Gigaset meldet Insolvenz an: Aktie stürzt ab
Wer nicht mit der Zeit geht, muss mit der Zeit gehen: Gigaset hat seine Zahlungsunfähigkeit erklärt und einen Insolvenzantrag gestellt.
Vom Smartphone abgehängt
Die ehemalige Siemens-Tochter stellt verschiedene Produkte her, ist aber vor allem für eines bekannt: schnurlose Festnetztelefone. Vor gut 20 Jahren waren sie der letzte Schrei – endlich konnte man sich beim Telefonieren in der Wohnung frei bewegen und war nicht durch die Länge der Kabel eingeschränkt.
Seitdem haben sich die Zeiten bekanntlich geändert. Niemand wählt sich mehr geräuschvoll per Modem ins ISDN ein, und auch der Festnetzanschluss wird mehr und mehr zum Auslaufmodell. Spätestens mit dem Siegeszug der Smartphones ist die Nachfrage eingebrochen. Viele Haushalte, insbesondere solche, die von Personen unter 50 Jahren bewohnt werden, besitzen bereits seit Jahren kein Festnetztelefon mehr. Hinzu kommt, dass Mobilfunkanbieter ihren Kunden oftmals eine Festnetznummer im Handyvertrag bereitstellen, sodass sie zu günstigen Konditionen angerufen werden können.
Gigaset Aktie schmiert ab – 67 Prozent Tagesverlust
Der einstige Kassenschlager von Gigaset ist überholt, er wird kaum noch gebraucht und dürfte wohl in nicht allzu ferner Zukunft ganz verschwinden. Insofern kommt die Pleite wenig überraschend. Die Gigaset Aktie, ohnehin ein Pennystock, der es im bisherigen Jahresverlauf lediglich im Mai kurzzeitig über die Schwelle von 1 Euro gebracht hat, stürzte nach Bekanntwerden der Insolvenz ins Bodenlose und verlor zwei Drittel an Wert. Von gut 30 Cent ging es abwärts auf nur noch 10 Cent zum Handelsschluss.

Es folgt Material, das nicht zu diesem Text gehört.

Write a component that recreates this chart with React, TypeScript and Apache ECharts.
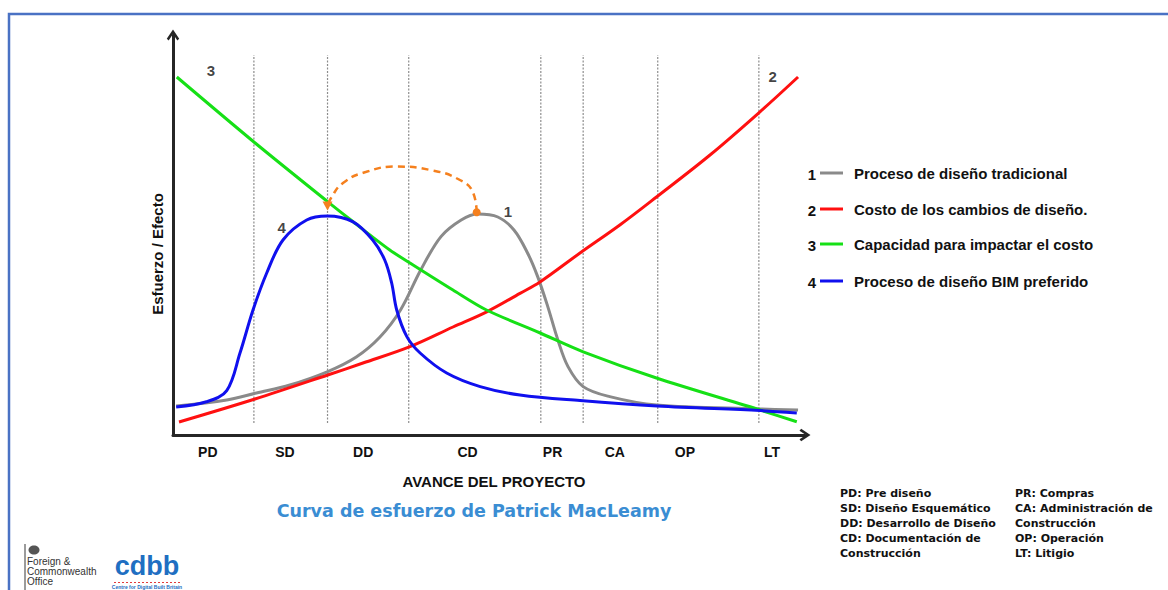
import React, { useEffect, useRef } from "react";
import * as echarts from "echarts";

// ---- Data (x: project progress 0-100, y: effort/effect 0-100) ----
const phaseLabels = ["PD", "SD", "DD", "CD", "PR", "CA", "OP", "LT"];
const phaseCenters = [5.5, 17.7, 30.1, 46.6, 60.05, 69.9, 81.0, 94.8];
const phaseBoundaries = [12.8, 24.45, 37.3, 58.2, 64.9, 76.7, 92.7];

const traditional: [number, number][] = [
  [0.5, 7.25], [8.5, 8.75], [13.2, 10.5], [18.5, 12.5], [24.4, 15.8], [29.0, 19.5],
  [32.75, 24.5], [36.0, 31.25], [39.2, 41.25], [42.4, 49.6], [45.6, 53.75], [48.2, 55.25],
  [51.4, 54.5], [53.95, 51.25], [56.1, 45.5], [57.7, 39.6], [59.3, 32.1], [60.9, 23.75],
  [62.5, 17.1], [64.9, 12.1], [69.1, 9.6], [76.5, 7.5], [92.9, 6.5], [98.9, 6.25],
];
const changeCost: [number, number][] = [
  [0.95, 3.25], [12.97, 9.0], [24.48, 15.0], [30.06, 18.0], [37.5, 22.1], [44.3, 27.0],
  [49.64, 30.8], [54.9, 35.4], [58.07, 38.25], [64.4, 45.5], [70.7, 52.5], [76.5, 59.5],
  [84.97, 70.0], [92.88, 80.8], [98.9, 89.5],
];
const costImpact: [number, number][] = [
  [0.6, 89.5], [13.0, 73.0], [24.5, 58.3], [28.5, 53.3], [34.3, 46.25], [37.5, 43.0],
  [44.3, 36.25], [49.6, 31.25], [58.1, 25.5], [64.9, 20.8], [76.5, 14.25],
  [92.9, 6.25], [98.7, 3.3],
];
const bimPreferred: [number, number][] = [
  [0.5, 7.0], [5.3, 8.3], [8.5, 11.1], [10.6, 20.5], [12.66, 31.25], [14.83, 40.5],
  [17.4, 48.75], [21.15, 53.75], [24.4, 54.75], [28.5, 53.3], [31.6, 48.75], [33.5, 43.75],
  [34.6, 38.0], [35.4, 31.25], [37.0, 24.6], [39.1, 20.5], [43.3, 15.5], [48.6, 12.1],
  [54.9, 10.0], [64.4, 8.6], [76.6, 7.25], [92.9, 6.1], [98.7, 5.5],
];
const effortShift: [number, number][] = [
  [48.05, 55.7], [47.5, 60.5], [45.4, 63.75], [40.7, 66.25], [35.4, 67.1], [30.6, 65.8],
  [26.9, 63.0], [25.0, 59.25], [24.45, 57.25],
];

const legendNames = [
  "Proceso de diseño tradicional",
  "Costo de los cambios de diseño.",
  "Capacidad para impactar el costo",
  "Proceso de diseño BIM preferido",
];
const curveTags = ["1", "2", "3", "4"];
const tagAnchors: [number, number][] = [[53.0, 55.8], [94.9, 89.6], [6.0, 91.25], [17.2, 51.9]];

const abbrevLeft = [
  "PD: Pre diseño",
  "SD: Diseño Esquemático",
  "DD: Desarrollo de Diseño",
  "CD: Documentación de",
  "Construcción",
];
const abbrevRight = [
  "PR: Compras",
  "CA: Administración de",
  "Construcción",
  "OP: Operación",
  "LT: Litigio",
];

const colors = ["#8a8a8a", "#ff1010", "#16e016", "#1010ee"];
const ARIAL = "'Liberation Sans', Arial, sans-serif";
const chevron = "path://M0 9L6 0L12 9L10.2 10.6L6 4.4L1.8 10.6Z";

export default function App() {
  const ref = useRef<HTMLDivElement>(null);
  useEffect(() => {
    if (!ref.current) return;
    const chart = echarts.init(ref.current, null, { renderer: "svg" });

    const curves = [traditional, changeCost, costImpact, bimPreferred];
    const curveSeries = curves.map((d, i) => ({
      type: "line",
      name: legendNames[i],
      data: d,
      smooth: i === 2 ? 0.3 : 0.35,
      symbol: "none",
      lineStyle: { color: colors[i], width: 3 },
      z: 3 + i,
      silent: true,
    }));

    const guideSeries = phaseBoundaries.map((b) => ({
      type: "line",
      data: [[b, 3], [b, 95]],
      symbol: "none",
      lineStyle: { color: "#8c8c8c", width: 1.2, type: [2, 1.5] },
      z: 1,
      silent: true,
    }));

    const last = effortShift.length - 1;
    const arcSeries = {
      type: "line",
      data: effortShift.map((p, i) =>
        i === 0
          ? { value: p, symbol: "circle", symbolSize: 8 }
          : i === last
          ? { value: p, symbol: "triangle", symbolSize: [10, 9], symbolRotate: 180 }
          : { value: p, symbol: "none" }
      ),
      smooth: 0.5,
      showSymbol: true,
      symbol: "none",
      itemStyle: { color: "#f5801e" },
      lineStyle: { color: "#f5801e", width: 2.5, type: [7, 5] },
      z: 10,
      silent: true,
    };

    const tagSeries = {
      type: "scatter",
      data: tagAnchors.map((p, i) => [p[0], p[1], curveTags[i]]),
      symbolSize: 1,
      itemStyle: { color: "rgba(0,0,0,0)" },
      label: {
        show: true,
        position: "inside",
        formatter: (p: any) => p.value[2],
        fontFamily: ARIAL,
        fontWeight: "bold",
        fontSize: 15,
        color: "#111",
      },
      z: 12,
      silent: true,
    };

    const legendRowsY = [173, 209, 244, 281];
    const legendGraphics: any[] = [];
    legendNames.forEach((n, i) => {
      const y = legendRowsY[i];
      legendGraphics.push({
        type: "text",
        x: 812,
        y: y + 1.5,
        style: { text: curveTags[i], font: `bold 15px ${ARIAL}`, fill: "#111", textAlign: "center", textVerticalAlign: "middle" },
      });
      legendGraphics.push({
        type: "line",
        shape: { x1: 820, y1: y, x2: 843, y2: y },
        style: { stroke: colors[i], lineWidth: 3 },
      });
      legendGraphics.push({
        type: "text",
        x: 854,
        y: y,
        style: { text: n, font: `bold 15px ${ARIAL}`, fill: "#111", textAlign: "left", textVerticalAlign: "middle" },
      });
    });

    const option: any = {
      animation: false,
      backgroundColor: "#ffffff",
      grid: { left: 173, right: 363, top: 35, bottom: 155, containLabel: false },
      xAxis: {
        type: "value",
        min: 0,
        max: 100,
        splitLine: { show: false },
        axisTick: { show: false },
        axisLine: {
          show: true,
          onZero: false,
          lineStyle: { color: "#262626", width: 3 },
          symbol: ["none", chevron],
          symbolSize: [13, 11],
        },
        axisLabel: {
          show: true,
          customValues: phaseCenters,
          margin: 10,
          fontFamily: ARIAL,
          fontWeight: "bold",
          fontSize: 14,
          color: "#111",
          formatter: (v: number) => {
            const i = phaseCenters.findIndex((c) => Math.abs(c - v) < 0.01);
            return i >= 0 ? phaseLabels[i] : "";
          },
        },
      },
      yAxis: {
        type: "value",
        min: 0,
        max: 100,
        splitLine: { show: false },
        axisTick: { show: false },
        axisLabel: { show: false },
        axisLine: {
          show: true,
          onZero: false,
          lineStyle: { color: "#262626", width: 3 },
          symbol: ["none", chevron],
          symbolSize: [13, 11],
        },
      },
      series: [...guideSeries, ...curveSeries, arcSeries, tagSeries],
      graphic: [
        {
          type: "rect",
          shape: { x: 9, y: 14, width: 1200, height: 700 },
          style: { fill: "none", stroke: "#4a72c4", lineWidth: 2.5 },
          silent: true,
        },
        {
          type: "text",
          x: 157,
          y: 254,
          rotation: Math.PI / 2,
          style: { text: "Esfuerzo / Efecto", font: `bold 15px ${ARIAL}`, fill: "#111", textAlign: "center", textVerticalAlign: "middle" },
        },
        {
          type: "text",
          x: 494,
          y: 481,
          style: { text: "AVANCE DEL PROYECTO", font: `bold 15px ${ARIAL}`, fill: "#111", textAlign: "center", textVerticalAlign: "middle" },
        },
        ...legendGraphics,
        {
          type: "text",
          x: 474,
          y: 511,
          style: {
            text: "Curva de esfuerzo de Patrick MacLeamy",
            font: "bold 17.5px 'DejaVu Sans', Verdana, sans-serif",
            fill: "#3a8dd3",
            textAlign: "center",
            textVerticalAlign: "middle",
          },
        },
        {
          type: "text",
          x: 840,
          y: 486,
          style: {
            text: abbrevLeft.join("\n"),
            font: "bold 11px 'DejaVu Sans', Tahoma, sans-serif",
            lineHeight: 15,
            fill: "#111",
            textAlign: "left",
            textVerticalAlign: "top",
          },
        },
        {
          type: "text",
          x: 1015,
          y: 486,
          style: {
            text: abbrevRight.join("\n"),
            font: "bold 11px 'DejaVu Sans', Tahoma, sans-serif",
            lineHeight: 15,
            fill: "#111",
            textAlign: "left",
            textVerticalAlign: "top",
          },
        },
        // Logos
        {
          type: "line",
          shape: { x1: 25, y1: 544, x2: 25, y2: 590 },
          style: { stroke: "#7a7a7a", lineWidth: 1.5 },
        },
        {
          type: "ellipse",
          shape: { cx: 34, cy: 550, rx: 5.5, ry: 4.5 },
          style: { fill: "#555" },
        },
        {
          type: "text",
          x: 27,
          y: 556,
          style: {
            text: "Foreign &\nCommonwealth\nOffice",
            font: `10px ${ARIAL}`,
            lineHeight: 10,
            fill: "#333",
            textAlign: "left",
            textVerticalAlign: "top",
          },
        },
        {
          type: "text",
          x: 147,
          y: 566,
          style: {
            text: "cdbb",
            font: `bold 27px ${ARIAL}`,
            fill: "#1f6fc2",
            textAlign: "center",
            textVerticalAlign: "middle",
          },
        },
        {
          type: "line",
          shape: { x1: 114, y1: 582.5, x2: 181, y2: 582.5 },
          style: { stroke: "#e23a3a", lineWidth: 1, lineDash: [2, 2] },
        },
        {
          type: "text",
          x: 147,
          y: 587,
          style: {
            text: "Centre for Digital Built Britain",
            font: `bold 5px ${ARIAL}`,
            fill: "#1f6fc2",
            textAlign: "center",
            textVerticalAlign: "middle",
          },
        },
      ],
    };

    chart.setOption(option);
    return () => chart.dispose();
  }, []);

  return (
    <div
      ref={ref}
      style={{ position: "fixed", left: 0, top: 0, width: 1168, height: 590, background: "#fff" }}
    />
  );
}
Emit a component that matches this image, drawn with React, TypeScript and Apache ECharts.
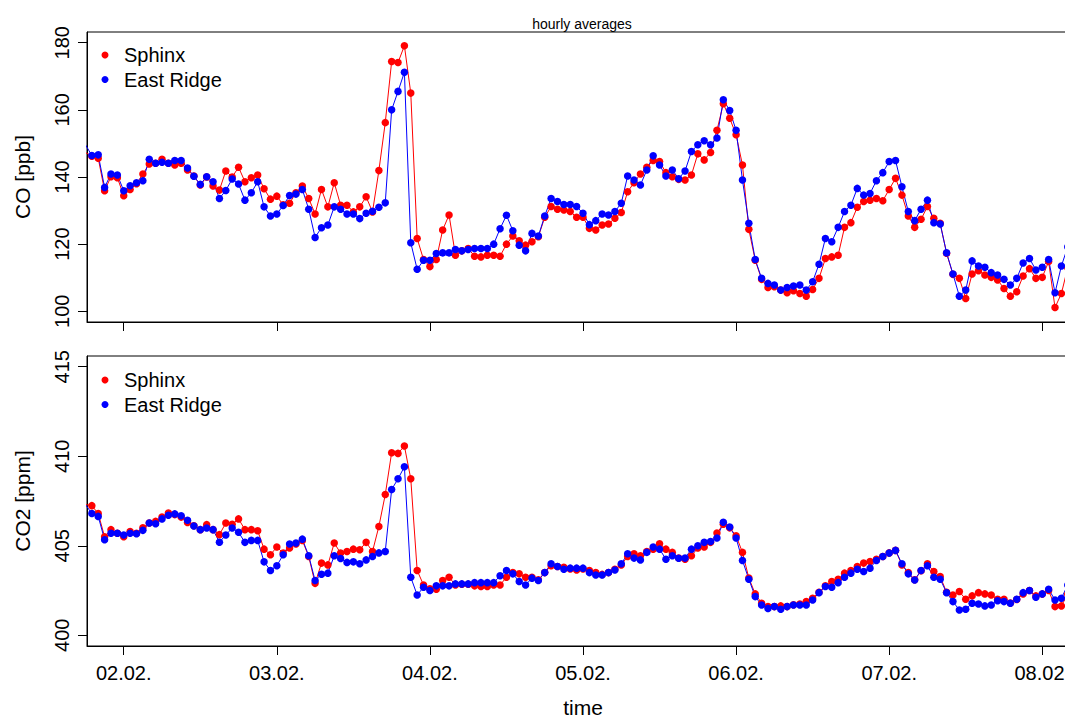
import React, { useEffect, useRef } from "react";
import * as echarts from "echarts";

// hours relative to 02.02. 00:00 of the first hourly average (01.02. 18:00)
const startHour = -6;
const xMin = -5.76;
const xMax = 149.76;
const dayTicks = [0, 24, 48, 72, 96, 120, 144];
const dayLabels = ["02.02.", "03.02.", "04.02.", "05.02.", "06.02.", "07.02.", "08.02."];
const coTicks = [100, 120, 140, 160, 180];
const co2Ticks = [400, 405, 410, 415];
const seriesNames = ["Sphinx", "East Ridge"];

const coSphinx = [
  147.3, 146.2, 145.6, 135.9, 140.1, 139.8, 134.4, 136.3, 138.0, 140.9,
  143.9, 144.1, 145.3, 144.1, 143.6, 144.1, 142.1, 140.3, 137.6, 140.0,
  137.3, 136.1, 141.8, 140.0, 142.9, 138.6, 139.8, 140.6, 136.5, 133.4,
  134.3, 131.7, 132.2, 135.3, 137.3, 133.6, 129.0, 136.3, 131.1, 138.3,
  131.6, 131.6, 129.6, 131.1, 134.1, 129.6, 141.9, 156.2, 174.4, 174.1,
  179.1, 165.0, 121.7, 115.4, 113.3, 115.4, 124.2, 128.7, 116.7, 118.0,
  118.7, 116.4, 116.2, 116.7, 116.7, 116.4, 120.0, 122.4, 121.0, 119.7,
  120.7, 122.2, 128.0, 131.2, 130.4, 130.2, 129.7, 128.0, 128.0, 124.7,
  124.2, 125.7, 126.0, 127.7, 129.4, 135.6, 138.3, 140.9, 142.9, 144.9,
  144.6, 141.3, 140.1, 139.3, 139.1, 140.6, 146.9, 145.1, 147.3, 153.9,
  161.8, 157.5, 152.6, 143.6, 124.4, 115.2, 109.5, 107.1, 107.3, 106.3,
  105.5, 106.1, 105.3, 104.5, 106.5, 109.8, 115.7, 116.2, 116.7, 125.0,
  126.4, 131.0, 132.7, 133.1, 133.6, 132.9, 136.3, 139.6, 134.6, 128.4,
  125.0, 127.4, 131.2, 127.7, 126.2, 117.3, 111.0, 109.8, 103.8, 111.1,
  112.1, 110.8, 110.1, 109.3, 106.8, 104.5, 105.8, 110.5, 112.7, 109.8,
  110.1, 114.8, 101.1, 105.3, 113.0,
];

const coEastRidge = [
  149.6, 146.4, 146.6, 136.9, 140.9, 140.6, 135.9, 137.4, 138.3, 138.9,
  145.3, 144.1, 144.4, 144.1, 144.9, 144.9, 142.7, 140.2, 137.8, 140.1,
  138.6, 133.6, 136.0, 139.4, 137.9, 133.1, 135.3, 138.6, 131.1, 128.4,
  129.0, 131.5, 134.5, 134.9, 136.3, 130.4, 122.0, 124.9, 125.7, 131.1,
  130.4, 129.0, 129.0, 127.6, 129.2, 129.8, 131.0, 132.3, 160.0, 165.5,
  171.2, 120.4, 112.5, 115.2, 115.2, 117.2, 117.4, 117.4, 118.4, 118.0,
  118.4, 118.7, 118.7, 118.7, 120.0, 124.6, 128.6, 124.0, 119.7, 118.0,
  123.2, 122.4, 128.4, 133.6, 132.7, 131.8, 131.8, 131.2, 129.2, 125.8,
  127.0, 129.0, 128.7, 129.7, 132.2, 140.3, 139.1, 137.6, 142.1, 146.3,
  143.6, 140.3, 142.1, 139.5, 141.8, 147.6, 149.6, 150.8, 149.6, 151.6,
  163.0, 159.8, 153.9, 139.1, 126.2, 115.4, 109.8, 108.3, 107.8, 106.3,
  107.1, 107.5, 107.8, 106.3, 108.8, 114.0, 121.7, 120.7, 125.0, 129.7,
  131.6, 136.6, 134.6, 135.1, 138.9, 141.3, 144.6, 144.9, 137.1, 129.7,
  127.0, 130.4, 133.1, 126.4, 126.0, 117.4, 111.1, 104.5, 106.3, 115.0,
  113.5, 113.1, 111.5, 110.8, 109.5, 107.8, 109.8, 114.4, 115.7, 112.3,
  113.1, 115.4, 105.5, 113.5, 119.2,
];

const co2Sphinx = [
  407.3, 407.24, 406.8, 405.5, 405.9, 405.7, 405.5, 405.8, 405.7, 406.0,
  406.27, 406.36, 406.6, 406.83, 406.74, 406.6, 406.3, 406.12, 405.9, 406.18,
  405.9, 405.62, 406.27, 406.2, 406.5, 405.9, 405.9, 405.84, 404.81, 404.5,
  404.93, 404.59, 404.87, 405.1, 405.3, 404.4, 402.9, 404.03, 403.93, 405.15,
  404.59, 404.68, 404.81, 404.78, 405.19, 404.68, 406.08, 407.86, 410.2, 410.16,
  410.57, 408.74, 403.62, 402.81, 402.6, 402.57, 403.06, 403.24, 402.81, 402.85,
  402.85, 402.76, 402.72, 402.72, 402.81, 402.81, 403.24, 403.5, 403.43, 403.24,
  403.24, 403.1, 403.5, 403.88, 403.84, 403.8, 403.7, 403.65, 403.7, 403.62,
  403.5, 403.4, 403.5, 403.69, 403.93, 404.4, 404.55, 404.44, 404.68, 404.81,
  405.11, 404.81, 404.63, 404.31, 404.25, 404.44, 404.87, 404.93, 405.19, 405.71,
  406.2, 406.0, 405.56, 404.63, 403.2, 402.31, 401.79, 401.6, 401.6, 401.64,
  401.6, 401.7, 401.75, 401.88, 402.07, 402.4, 402.76, 403.0, 403.13, 403.47,
  403.62, 403.84, 404.03, 404.12, 404.25, 404.4, 404.6, 404.74, 403.93, 403.5,
  403.1, 403.6, 403.99, 403.56, 403.28, 402.4, 402.25, 402.44, 402.01, 402.2,
  402.38, 402.31, 402.25, 402.01, 402.01, 401.8, 402.0, 402.31, 402.5, 402.2,
  402.3, 402.5, 401.6, 401.64, 402.3,
];

const co2EastRidge = [
  407.3, 406.8, 406.64, 405.34, 405.7, 405.7, 405.6, 405.7, 405.67, 405.86,
  406.27, 406.23, 406.5, 406.7, 406.78, 406.68, 406.42, 406.1, 405.9, 405.99,
  405.9, 405.2, 405.6, 405.99, 405.75, 405.19, 405.3, 405.3, 404.1, 403.62,
  403.88, 404.5, 405.1, 405.15, 405.37, 404.44, 403.06, 403.41, 403.47, 404.44,
  404.29, 404.07, 404.1, 403.99, 404.21, 404.4, 404.6, 404.68, 408.14, 408.74,
  409.41, 403.24, 402.25, 402.68, 402.5, 402.76, 402.76, 402.76, 402.87, 402.87,
  402.87, 402.94, 402.94, 402.94, 402.94, 403.32, 403.62, 403.43, 403.0, 402.81,
  403.19, 403.06, 403.5, 403.99, 403.84, 403.69, 403.75, 403.75, 403.75, 403.5,
  403.37, 403.37, 403.5, 403.65, 403.99, 404.55, 404.31, 404.21, 404.63, 404.93,
  404.81, 404.25, 404.44, 404.3, 404.31, 404.81, 405.0, 405.19, 405.24, 405.43,
  406.31, 406.05, 405.43, 404.18, 403.13, 402.16, 401.69, 401.5, 401.6, 401.45,
  401.6, 401.69, 401.69, 401.69, 401.97, 402.38, 402.72, 402.68, 402.94, 403.24,
  403.47, 403.69, 403.56, 403.75, 404.18, 404.4, 404.59, 404.74, 403.99, 403.43,
  403.09, 403.62, 403.88, 403.24, 403.13, 402.38, 401.88, 401.41, 401.45, 401.79,
  401.75, 401.64, 401.69, 401.93, 401.88, 401.79, 402.01, 402.38, 402.5, 402.12,
  402.31, 402.57, 401.97, 402.07, 402.81,
];

const FONT = "'Liberation Sans', Arial, Helvetica, sans-serif";
const RED = "#FF0000";
const BLUE = "#0000FF";

function toPoints(vals: number[]) {
  return vals.map((v, i) => [startHour + i, v]);
}

function xAxis(gridIndex: number, showLabels: boolean): any {
  return {
    type: "value",
    gridIndex,
    min: xMin,
    max: xMax,
    axisLine: { show: true, onZero: false, lineStyle: { color: "#000", width: 1 } },
    axisTick: {
      show: true,
      customValues: dayTicks,
      length: 9,
      lineStyle: { color: "#000", width: 1 },
    },
    axisLabel: {
      show: showLabels,
      customValues: dayTicks,
      formatter: (v: number) => dayLabels[dayTicks.indexOf(v)] ?? "",
      color: "#000",
      fontSize: 20,
      fontFamily: FONT,
      margin: 17,
    },
    splitLine: { show: false },
    name: showLabels ? "time" : "",
    nameLocation: "middle",
    nameGap: 51,
    nameTextStyle: { color: "#000", fontSize: 21, fontFamily: FONT },
  };
}

function yAxis(gridIndex: number, min: number, max: number, ticks: number[], name: string): any {
  return {
    type: "value",
    gridIndex,
    min,
    max,
    axisLine: { show: true, onZero: false, lineStyle: { color: "#000", width: 1 } },
    axisTick: {
      show: true,
      customValues: ticks,
      length: 9,
      lineStyle: { color: "#000", width: 1 },
    },
    axisLabel: {
      customValues: ticks,
      rotate: 90,
      color: "#000",
      fontSize: 20,
      fontFamily: FONT,
      margin: 15,
    },
    splitLine: { show: false },
    name,
    nameLocation: "middle",
    nameGap: 54,
    nameTextStyle: { color: "#000", fontSize: 21, fontFamily: FONT },
  };
}

function lineSeries(name: string, vals: number[], color: string, idx: number): any {
  return {
    type: "line",
    name,
    xAxisIndex: idx,
    yAxisIndex: idx,
    data: toPoints(vals),
    symbol: "circle",
    symbolSize: 7.5,
    showSymbol: true,
    showAllSymbol: true,
    clip: true,
    color,
    itemStyle: { color },
    lineStyle: { color, width: 1 },
    emphasis: { disabled: true },
  };
}

function legendGraphic(x: number, y: number): any[] {
  const colors = [RED, BLUE];
  const out: any[] = [];
  seriesNames.forEach((n, k) => {
    const cy = y + k * 24.5;
    out.push({
      type: "circle",
      shape: { cx: x, cy, r: 3.5 },
      style: { fill: colors[k] },
      z: 100,
    });
    out.push({
      type: "text",
      x: x + 19,
      y: cy,
      style: {
        text: n,
        fill: "#000",
        font: `20px ${FONT}`,
        textVerticalAlign: "middle",
        verticalAlign: "middle",
      },
      z: 100,
    });
  });
  return out;
}

export default function App() {
  const ref = useRef<HTMLDivElement>(null);
  useEffect(() => {
    if (!ref.current) return;
    const chart = echarts.init(ref.current, undefined, { renderer: "svg" });
    const gridBase = {
      left: 87,
      height: 290,
      right: -14,
      show: true,
      borderColor: "#000",
      borderWidth: 1,
      backgroundColor: "transparent",
      containLabel: false,
      outerBoundsMode: "none",
    };
    chart.setOption({
      animation: false,
      backgroundColor: "#fff",
      grid: [
        { ...gridBase, top: 32 },
        { ...gridBase, top: 356 },
      ],
      xAxis: [xAxis(0, false), xAxis(1, true)],
      yAxis: [
        yAxis(0, 96.8, 183.2, coTicks, "CO [ppb]"),
        yAxis(1, 399.4, 415.6, co2Ticks, "CO2 [ppm]"),
      ],
      series: [
        lineSeries(seriesNames[0], coSphinx, RED, 0),
        lineSeries(seriesNames[1], coEastRidge, BLUE, 0),
        lineSeries(seriesNames[0], co2Sphinx, RED, 1),
        lineSeries(seriesNames[1], co2EastRidge, BLUE, 1),
      ],
      graphic: [
        {
          type: "text",
          x: 582,
          y: 17,
          style: {
            text: "hourly averages",
            fill: "#000",
            font: `14px ${FONT}`,
            textAlign: "center",
            align: "center",
            textVerticalAlign: "top",
            verticalAlign: "top",
          },
        },
        ...legendGraphic(105, 55),
        ...legendGraphic(105, 380),
      ],
    });
    return () => chart.dispose();
  }, []);
  return (
    <div
      ref={ref}
      style={{ position: "fixed", left: 0, top: 0, width: 1065, height: 718, background: "#fff" }}
    />
  );
}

Das in Bocholt ansässige Unternehmen will seine Geschäfte in den Bereichen Entwicklung, Produktion und Vertrieb von Schnurlostelefonen dennoch bis auf weiteres fortführen und sich im Insolvenzverfahren in Eigenverwaltung „nachhaltig restrukturieren“, wie es in einer Mitteilung des Unternehmens heißt.
Sprung ins Internetzeitalter verpasst
Als Hintergrund für den Bankrott benennt Gigaset einen „unerwarteten und erheblichen Umsatzrückgang“ im noch jungen zweiten Halbjahr 2023 – die Nachfrage schwächelt demnach aktuell noch mehr als ohnehin schon. Gigaset beschäftigt laut eigenen Angaben rund 850 Mitarbeiter und gilt als europaweiter Marktführer bei den schnurlosen Festnetztelefonen.
Den Sprung ins Internetzeitalter hat das Traditionsunternehmen, das auf eine 175-jährige Geschichte zurückblicken kann, allerdings verpasst. Zwar produziert Gigaset auch Smartphones auf Android-Basis, diese führen aber ein wenig beachtetes Nischendasein und können sich kaum durchsetzen in dem vor allem von Apple und Samsung dominierten Markt.
Bei den beiden Smartphone-Platzhirschen läuft es dagegen vergleichsweise rund, und das auch am Börsenparkett: Seit Beginn des Jahres legte die Aktie von Samsung Electronics um rund ein Fünftel zu, während sich Anteilsscheine von Apple im gleichen Zeitraum um gut 33 Prozent verteuerten.